Major subcontractors working on the project include Castleton, N.Y.-based Piasecki Steel Construction Corporation, which is handling all steel repairs, pin and hanger rehabilitation, windlock bearing replacements, and bearing replacements, and the Marine Steel Painting Corporation of Alden, N.Y., which will carry out all paint removal and steel painting on girders and repairs.

Founded in 1980, Harrison & Burrowes Bridge Constructors Inc., has performed more than 100 prime and 50 subcontractor jobs to date. H&B rehabilitates and constructs bridges ranging from urban overpasses to bridges over environmentally sensitive streams and rivers in rural settings. The company also lifts bridges for bearing replacements, rehabilitation, and major steel replacement projects, as well as carrying out land- and water-based piling and steel sheeting work.
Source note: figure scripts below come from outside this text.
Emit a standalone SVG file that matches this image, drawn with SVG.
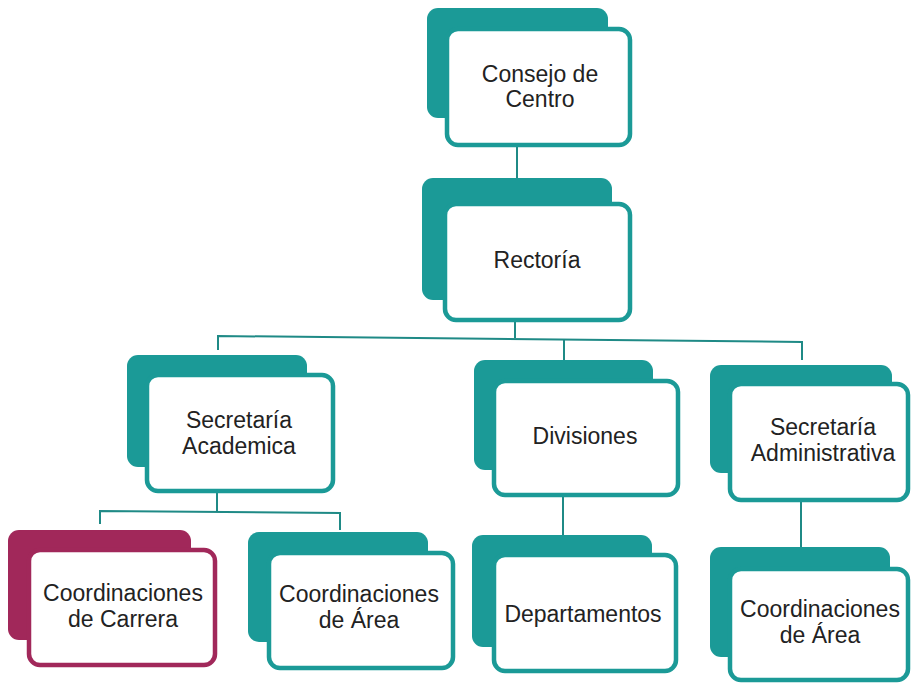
<svg xmlns="http://www.w3.org/2000/svg" width="912" height="683" viewBox="0 0 912 683">
<style>
.back{fill:#1b9a97}
.front{fill:#ffffff;stroke:#1b9a97;stroke-width:4.5}
.mback{fill:#a1285a}
.mfront{fill:#ffffff;stroke:#a1285a;stroke-width:4.5}
.lbl{font-family:"Liberation Sans",Arial,Helvetica,sans-serif;font-size:23px;fill:#222222;text-anchor:middle}
.conn{fill:none;stroke:#1f8a86;stroke-width:2}
</style>
<rect width="912" height="683" fill="#ffffff"/>
<g id="connectors">
<path class="conn" d="M517,147 V180"/>
<path class="conn" d="M515,322 V338"/>
<path class="conn" d="M218,350 V336 L802,342 V360"/>
<path class="conn" d="M564,339 V362"/>
<path class="conn" d="M217,493 V512"/>
<path class="conn" d="M100,524 V511 L340,513 V530"/>
<path class="conn" d="M563,497 V537"/>
<path class="conn" d="M801,502 V549"/>
</g>
<g id="consejo">
<rect class="back" x="427" y="8" width="181" height="110" rx="11"/>
<rect class="front" x="447" y="29" width="183" height="116" rx="11"/>
<text class="lbl" x="540" y="82">Consejo de</text>
<text class="lbl" x="540" y="107">Centro</text>
</g>
<g id="rectoria">
<rect class="back" x="422" y="178" width="190" height="122" rx="11"/>
<rect class="front" x="445" y="204" width="185" height="116" rx="11"/>
<text class="lbl" x="537" y="268">Rectoría</text>
</g>
<g id="secretaria-academica">
<rect class="back" x="127" y="355" width="180" height="112" rx="11"/>
<rect class="front" x="147" y="375" width="186" height="116" rx="11"/>
<text class="lbl" x="239" y="428">Secretaría</text>
<text class="lbl" x="239" y="454">Academica</text>
</g>
<g id="divisiones">
<rect class="back" x="474" y="360" width="179" height="110" rx="11"/>
<rect class="front" x="494" y="381" width="184" height="114" rx="11"/>
<text class="lbl" x="585" y="444">Divisiones</text>
</g>
<g id="secretaria-administrativa">
<rect class="back" x="710" y="365" width="182" height="108" rx="11"/>
<rect class="front" x="730" y="384" width="178" height="116" rx="11"/>
<text class="lbl" x="823" y="435">Secretaría</text>
<text class="lbl" x="823" y="461">Administrativa</text>
</g>
<g id="coord-carrera">
<rect class="mback" x="8" y="530" width="183" height="110" rx="11"/>
<rect class="mfront" x="29" y="550" width="186" height="115" rx="11"/>
<text class="lbl" x="123" y="601">Coordinaciones</text>
<text class="lbl" x="123" y="627">de Carrera</text>
</g>
<g id="coord-area-1">
<rect class="back" x="248" y="532" width="180" height="110" rx="11"/>
<rect class="front" x="269" y="553" width="184" height="115" rx="11"/>
<text class="lbl" x="359" y="602">Coordinaciones</text>
<text class="lbl" x="359" y="628">de Área</text>
</g>
<g id="departamentos">
<rect class="back" x="472" y="535" width="180" height="112" rx="11"/>
<rect class="front" x="494" y="555" width="182" height="116" rx="11"/>
<text class="lbl" x="583" y="622">Departamentos</text>
</g>
<g id="coord-area-2">
<rect class="back" x="710" y="547" width="180" height="110" rx="11"/>
<rect class="front" x="730" y="569" width="178" height="111" rx="11"/>
<text class="lbl" x="820" y="617">Coordinaciones</text>
<text class="lbl" x="820" y="643">de Área</text>
</g>
</svg>
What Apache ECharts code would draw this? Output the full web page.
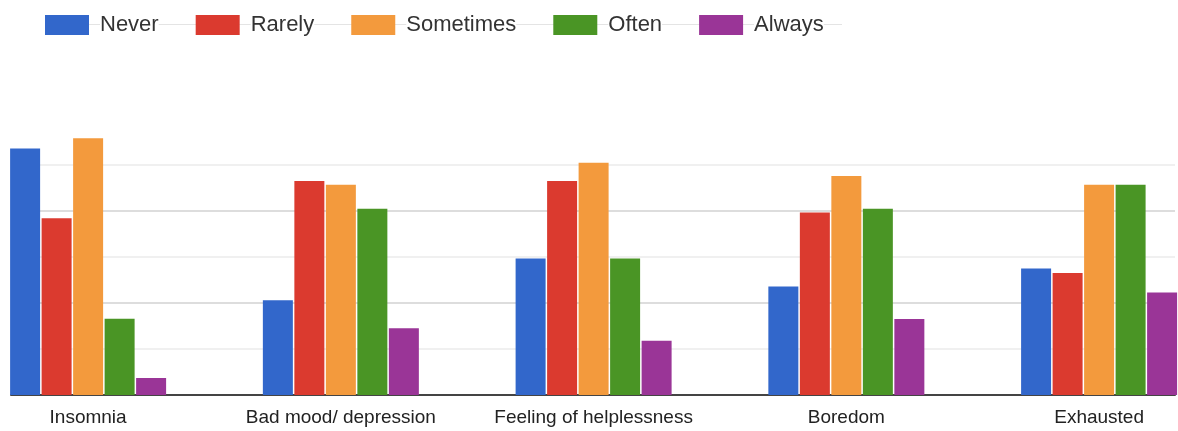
<!DOCTYPE html>
<html>
<head>
<meta charset="utf-8">
<script src="https://cdn.jsdelivr.net/npm/echarts@6/dist/echarts.min.js"></script>
<style>
  html, body { margin: 0; padding: 0; background: #fff; }
  #chart { width: 1178px; height: 431px; }
</style>
</head>
<body>
<div id="chart"></div>
<script>
const categories = ['Insomnia', 'Bad mood/ depression', 'Feeling of helplessness', 'Boredom', 'Exhausted'];
const seriesNames = ['Never', 'Rarely', 'Sometimes', 'Often', 'Always'];
const never     = [53.6, 20.6, 29.7, 23.6, 27.5];
const rarely    = [38.4, 46.5, 46.5, 39.7, 26.5];
const sometimes = [55.8, 45.7, 50.5, 47.6, 45.7];
const often     = [16.6, 40.5, 29.7, 40.5, 45.7];
const always    = [3.7, 14.5, 11.8, 16.5, 22.3];
const colors = ['#3267cb', '#db3a2f', '#f39a3d', '#4a9525', '#9a3597'];
const yTicks = [0, 10, 20, 30, 40, 50];

const allValues = [never, rarely, sometimes, often, always];
const FONT = '"Liberation Sans", Arial, Helvetica, sans-serif';

const chart = echarts.init(document.getElementById('chart'), null, { renderer: 'canvas' });

const series = seriesNames.map((name, si) => ({
  name: name,
  type: 'bar',
  clip: false,
  barWidth: 30,
  barGap: '5%',
  itemStyle: { color: colors[si] },
  emphasis: { disabled: true },
  data: allValues[si].map((v, ci) => [ci, v])
}));

chart.setOption({
  animation: false,
  backgroundColor: '#fff',
  color: colors,
  textStyle: { fontFamily: FONT },
  graphic: [{
    type: 'line',
    z: 0,
    silent: true,
    shape: { x1: 45, y1: 24.5, x2: 842, y2: 24.5 },
    style: { stroke: '#e4e4e4', lineWidth: 1 }
  }],
  legend: {
    left: 45,
    top: 14,
    itemWidth: 44,
    itemHeight: 20,
    itemGap: 37,
    icon: 'rect',
    padding: 0,
    selectedMode: false,
    data: seriesNames,
    formatter: function (name) { return '{g| }{t|' + name + '}'; },
    textStyle: {
      fontFamily: FONT,
      fontSize: 22,
      color: '#333',
      rich: {
        g: { width: 6, fontSize: 22 },
        t: { backgroundColor: '#fff', fontSize: 22, color: '#333', fontFamily: FONT }
      }
    }
  },
  grid: { left: 11, right: 3, top: 165, bottom: 36, containLabel: false },
  xAxis: {
    type: 'value',
    min: -0.3051,
    max: 4.3003,
    splitLine: { show: false },
    axisTick: { show: false },
    axisLine: { show: true, onZero: true, lineStyle: { color: '#444', width: 2 } },
    axisLabel: {
      customValues: [0, 1, 2, 3, 4],
      formatter: function (v) { return categories[Math.round(v)] || ''; },
      fontFamily: FONT,
      fontSize: 19,
      color: '#222',
      margin: 13
    }
  },
  yAxis: {
    type: 'value',
    min: yTicks[0],
    max: yTicks[yTicks.length - 1],
    interval: 10,
    axisLabel: { show: false },
    axisTick: { show: false },
    axisLine: { show: false },
    splitLine: {
      show: true,
      lineStyle: {
        color: ['#d0d0d0', '#ebebeb', '#d2d2d2', '#ebebeb', '#d2d2d2', '#ebebeb'],
        width: 1.5
      }
    }
  },
  series: series
});
</script>
</body>
</html>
Recent major jobs carried out by the company include construction of the Walkway, the longest pedestrian bridge in the world, over the Hudson in Poughkeepsie, N.Y. (2009), demolition of the Crown Point Bridge between Crown Point, N.Y., and Chimney Point, Vt. (2009/2010), and demolition and construction of the James A. Farley Bridge in Stony Point, N.Y. (2009).

The bridge is named after a prominent politician and U.S. Postmaster General during the Franklin D. Roosevelt administration.